Thomson Prison on Track for 2017 Reopening
THOMSON, Ill. — After a tour of the Administrative United States Penitentiary (AUSP) Thomson in Illinois earlier this month, Senator Dick Durbin held a press conference to update the media and public about its progress. The project is expected to be complete by the end of 2017.
Formerly Thomson Correctional Center, AUSP Thomson is a maximum-security prison that sits on about 146 acres and comprises 15 buildings. Its eight cell houses have a rated capacity of 2,100 beds — 1,900 high-security beds and 200 minimum-security beds.
The state built the prison in 2001 but never had enough funding to finish the project, according to the Associated Press.
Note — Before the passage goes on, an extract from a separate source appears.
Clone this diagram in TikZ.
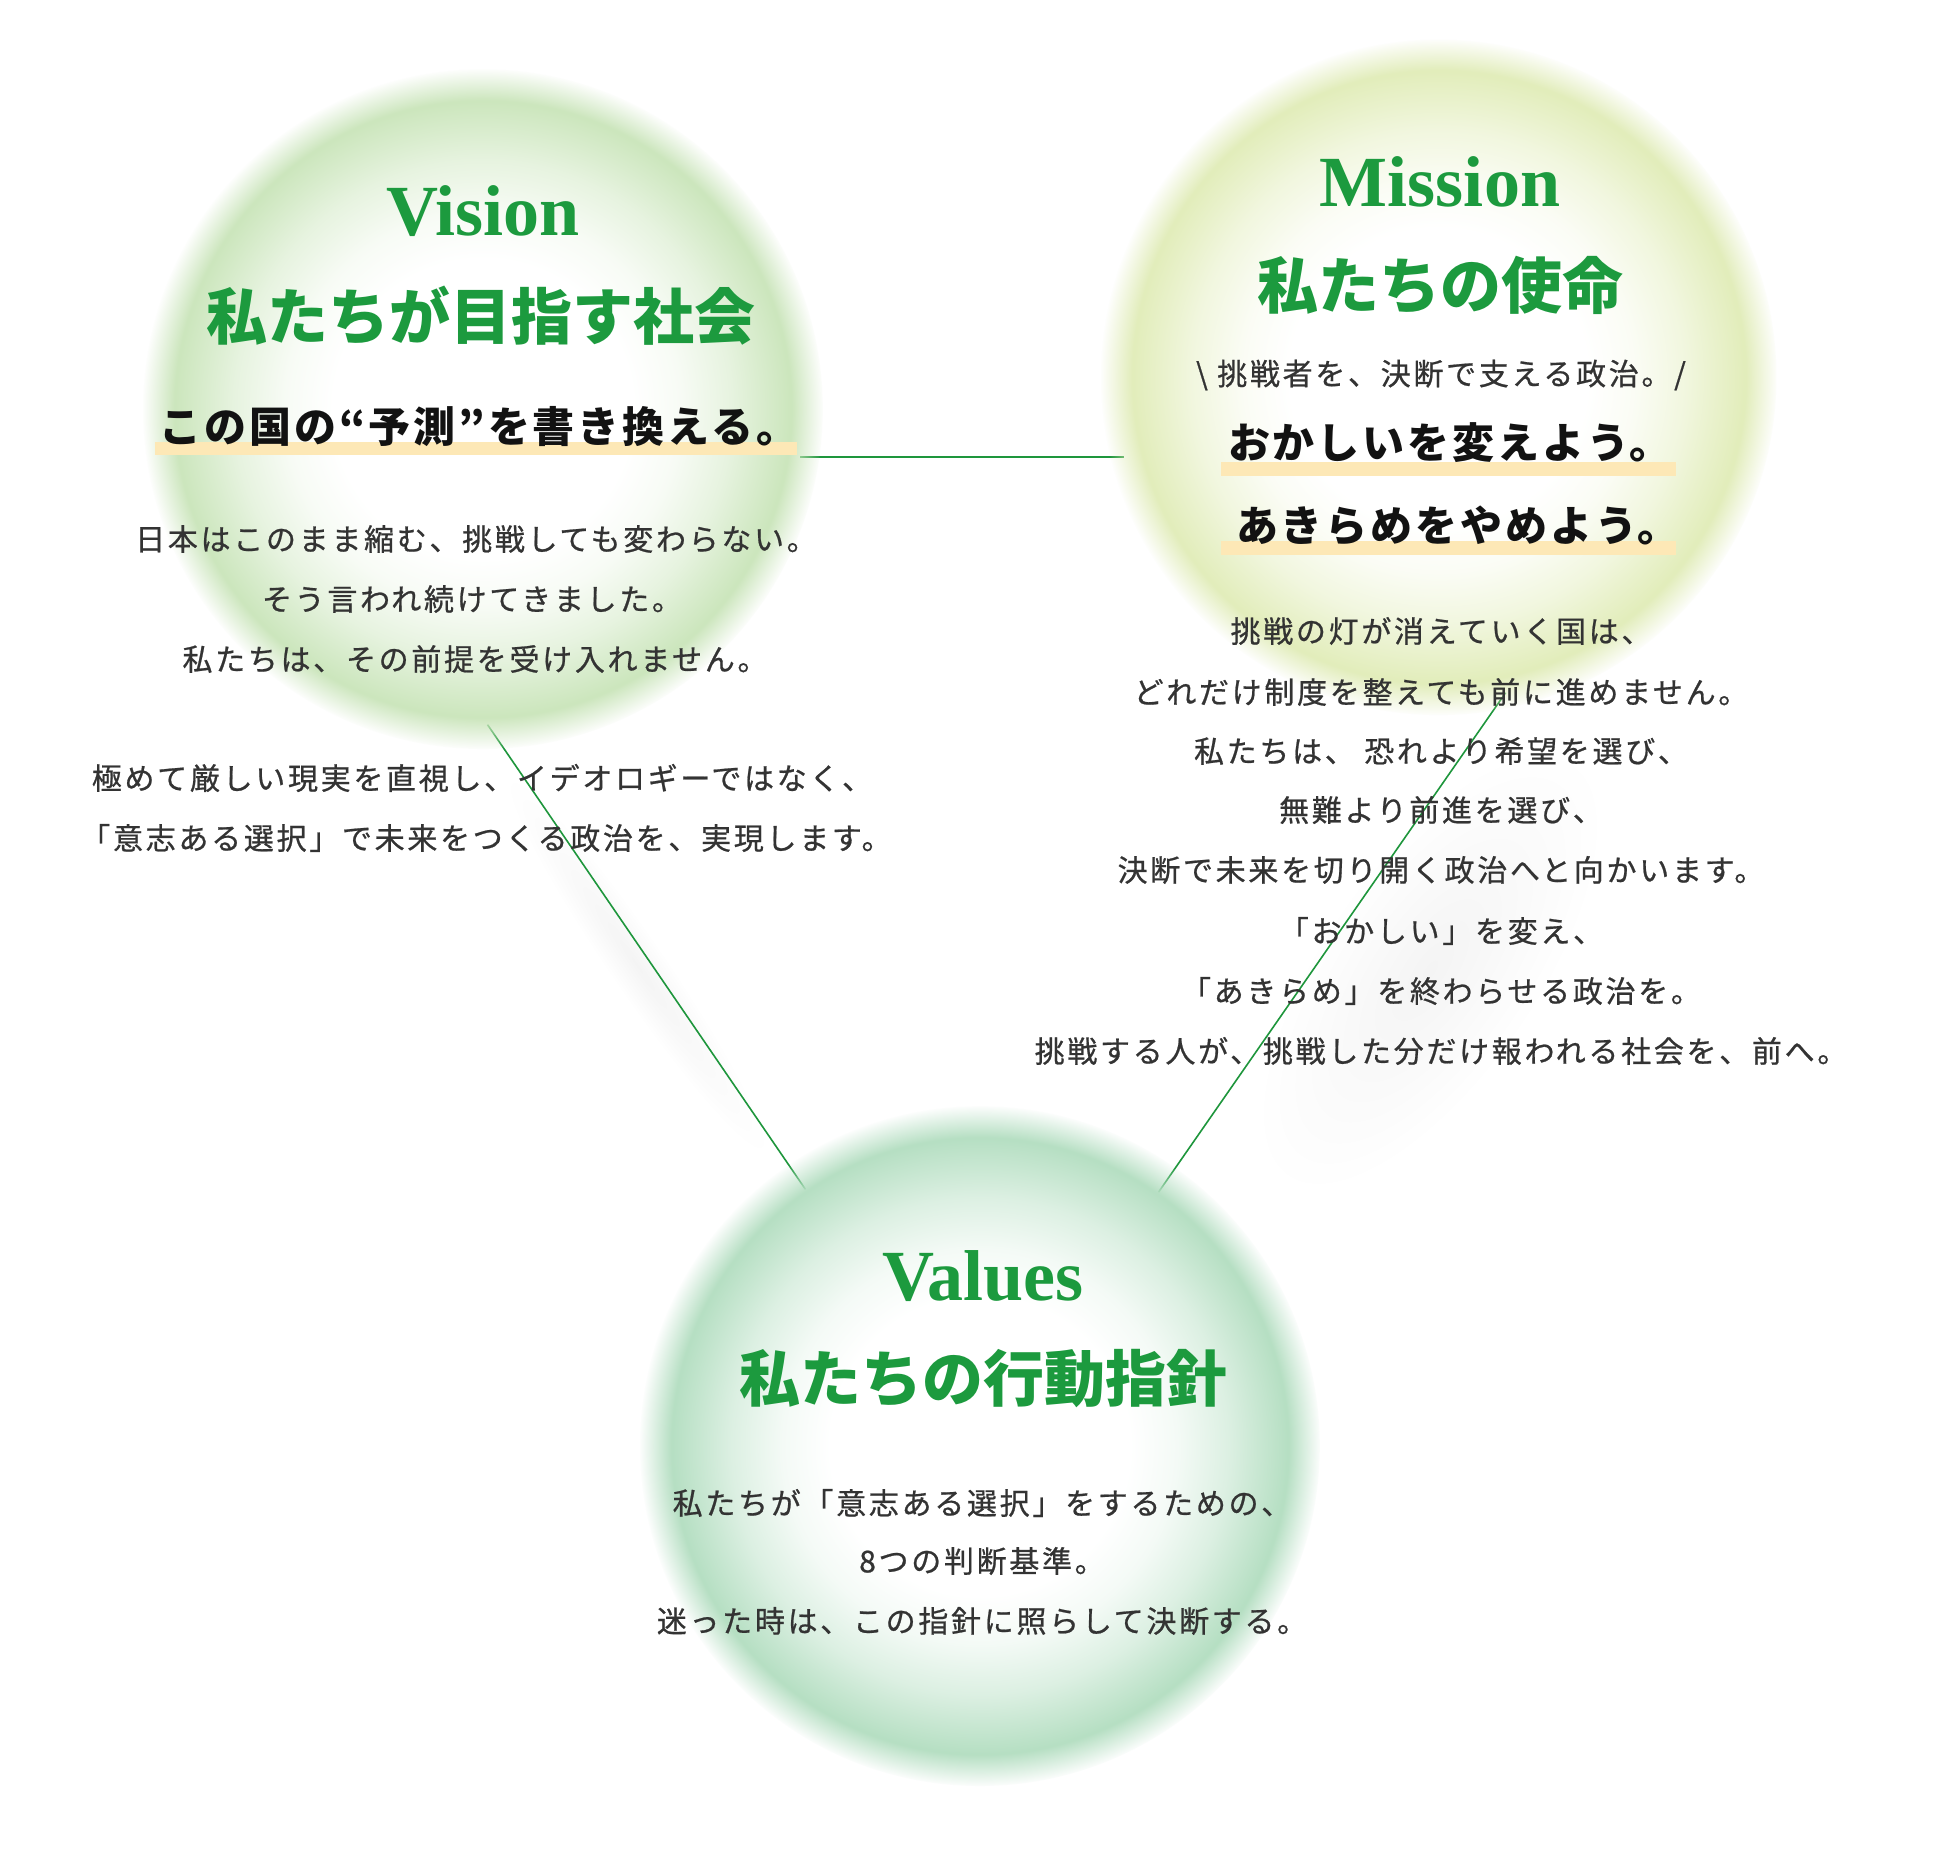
\documentclass[tikz,border=0pt]{standalone}
\usepackage{fontspec}
\setmainfont{Liberation Serif}
\newfontfamily\jp{Noto Sans CJK JP}
\newfontfamily\jpsp{Noto Sans CJK JP}[LetterSpace=7]
\newfontfamily\jpbody{Noto Sans CJK JP}[LetterSpace=9, FakeBold=0.7]
\usetikzlibrary{fadings}

\definecolor{vC}{RGB}{204,230,189}
\definecolor{mC}{RGB}{226,237,187}
\definecolor{aC}{RGB}{182,223,195}
\definecolor{ttl}{RGB}{28,154,62}
\definecolor{lnC}{RGB}{30,150,60}
\definecolor{bodyC}{RGB}{51,51,51}
\definecolor{hlC}{RGB}{253,232,182}

\pgfdeclareradialshading{vshade}{\pgfpointorigin}{color(0bp)=(white); color(11bp)=(white); color(14.5bp)=(vC!15!white); color(18.3bp)=(vC!48!white); color(20.5bp)=(vC!75!white); color(22.6bp)=(vC); color(25bp)=(vC); color(50bp)=(vC)}
\pgfdeclareradialshading{mshade}{\pgfpointorigin}{color(0bp)=(white); color(11bp)=(white); color(14.5bp)=(mC!15!white); color(18.3bp)=(mC!48!white); color(20.5bp)=(mC!75!white); color(22.6bp)=(mC); color(25bp)=(mC); color(50bp)=(mC)}
\pgfdeclareradialshading{ashade}{\pgfpointorigin}{color(0bp)=(white); color(11bp)=(white); color(14.5bp)=(aC!15!white); color(18.3bp)=(aC!48!white); color(20.5bp)=(aC!75!white); color(22.6bp)=(aC); color(25bp)=(aC); color(50bp)=(aC)}
\pgfdeclareradialshading{edgeshade}{\pgfpointorigin}{color(0bp)=(pgftransparent!0); color(22.6bp)=(pgftransparent!0); color(25bp)=(pgftransparent!100); color(50bp)=(pgftransparent!100)}
\pgfdeclarefading{edgefade}{\pgfuseshading{edgeshade}}
\tikzfading[name=softout, inner color=transparent!0, outer color=transparent!100]

\tikzset{
  latinT/.style={font=\fontsize{72}{72}\selectfont\bfseries, text=ttl, inner sep=0pt},
  jpT/.style={font=\jp\fontsize{61}{61}\selectfont\bfseries, text=ttl, inner sep=0pt},
  hlT/.style={font=\jpsp\fontsize{42}{42}\selectfont\bfseries, text=black!93, inner sep=0pt},
  bodyT/.style={font=\jpbody\fontsize{30}{30}\selectfont, text=bodyC, inner sep=0pt},
  hlbar/.style={fill=hlC},
  link/.style={draw=lnC, line width=1.6pt},
  lineshadow/.style={fill=black, path fading=softout},
}

\begin{document}
\begin{tikzpicture}[x=1pt, y=-1pt]
\useasboundingbox (0,0) rectangle (1943,1848);
\fill[white] (0,0) rectangle (1943,1848);

% soft shadows beside the diagonal connectors
\begin{scope}[transform canvas={shift={(637,965)}, rotate=-55.6}]
  \fill[lineshadow, opacity=0.045] (0,0) ellipse (230pt and 28pt);
\end{scope}
\begin{scope}[transform canvas={shift={(1430,970)}, rotate=55.2}]
  \fill[lineshadow, opacity=0.045] (0,0) ellipse (260pt and 110pt);
\end{scope}

% connector end points
\coordinate (vR) at (800,457);
\coordinate (mL) at (1124,457);
\coordinate (vB) at (487.5,724.6);
\coordinate (aL) at (805.5,1189.4);
\coordinate (mB) at (1505.6,692.7);
\coordinate (aR) at (1158.4,1192.3);

\draw[link] (vR) -- (mL);
\draw[link] (vB) -- (aL);
\draw[link] (mB) -- (aR);

% glowing circles
\shade[shading=vshade, path fading=edgefade] (483,409) circle[radius=340pt];
\shade[shading=mshade, path fading=edgefade] (1439,377) circle[radius=338pt];
\shade[shading=ashade, path fading=edgefade] (980,1446) circle[radius=340pt];

% ---- Vision ----
\node[latinT] (vT) at (483,211) {Vision};
\node[jpT] (vH) at (481,316) {私たちが目指す社会};
\fill[hlbar] (155,442) rectangle (797,455);
\node[hlT] (vS) at (479,427) {この国の“予測”を書き換える。};
\node[bodyT] (v1) at (476,539) {日本はこのまま縮む、挑戦しても変わらない。};
\node[bodyT] (v2) at (472,599) {そう言われ続けてきました。};
\node[bodyT] (v3) at (475,659) {私たちは、その前提を受け入れません。};
\node[bodyT] (v4) at (482,778) {極めて厳しい現実を直視し、イデオロギーではなく、};
\node[bodyT] (v5) at (486,838) {「意志ある選択」で未来をつくる政治を、実現します。};

% ---- Mission ----
\node[latinT] (mT) at (1440,182) {Mission};
\node[jpT] (mH) at (1440,285) {私たちの使命};
\node[bodyT] (mS) at (1441,375) {\textbackslash\ 挑戦者を、決断で支える政治。/};
\fill[hlbar] (1221,462) rectangle (1676,476);
\fill[hlbar] (1221,541) rectangle (1676,555);
\node[hlT] (m1) at (1450,443) {おかしいを変えよう。};
\node[hlT] (m2) at (1458,526) {あきらめをやめよう。};
\node[bodyT] (mb1) at (1441,631) {挑戦の灯が消えていく国は、};
\node[bodyT] (mb2) at (1441,692) {どれだけ制度を整えても前に進めません。};
\node[bodyT] (mb3) at (1441,751) {私たちは、 恐れより希望を選び、};
\node[bodyT] (mb4) at (1441,810) {無難より前進を選び、};
\node[bodyT] (mb5) at (1441,870) {決断で未来を切り開く政治へと向かいます。};
\node[bodyT] (mb6) at (1441,931) {「おかしい」を変え、};
\node[bodyT] (mb7) at (1441,991) {「あきらめ」を終わらせる政治を。};
\node[bodyT] (mb8) at (1441,1051) {挑戦する人が、挑戦した分だけ報われる社会を、前へ。};

% ---- Values ----
\node[latinT] (aT) at (983,1276) {Values};
\node[jpT] (aH) at (983,1379) {私たちの行動指針};
\node[bodyT] (a1) at (982,1503) {私たちが「意志ある選択」をするための、};
\node[bodyT] (a2) at (982,1561) {8つの判断基準。};
\node[bodyT] (a3) at (982,1621) {迷った時は、この指針に照らして決断する。};
\end{tikzpicture}
\end{document}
Since then, the facility has been underused and never housed more than 200 minimum-security inmates, reported KWQC, a local news station. Inmates were removed entirely from the prison in 2010, and the federal government purchased the facility in 2012 for $165 million. Upgrades have been underway for the past two years. During that time, more than 100 minimum-security inmates have been housed and work at a satellite camp adjacent to the prison.
In December 2015, President Obama signed off on the Omnibus funding package to reopen the prison and provide the roughly $83 million in capital and operating costs needed to make it fully operational. The Associated Press reported that the new facility is expected to house up to 2,800 inmates from around the country and create about 100 jobs.
“I’m so happy to report that out of the 214 current employees at this facility, paid employees and salaried employees, with a payroll income of about $22 million a year, that over half of them are from the local area,” Durbin said at the press conference.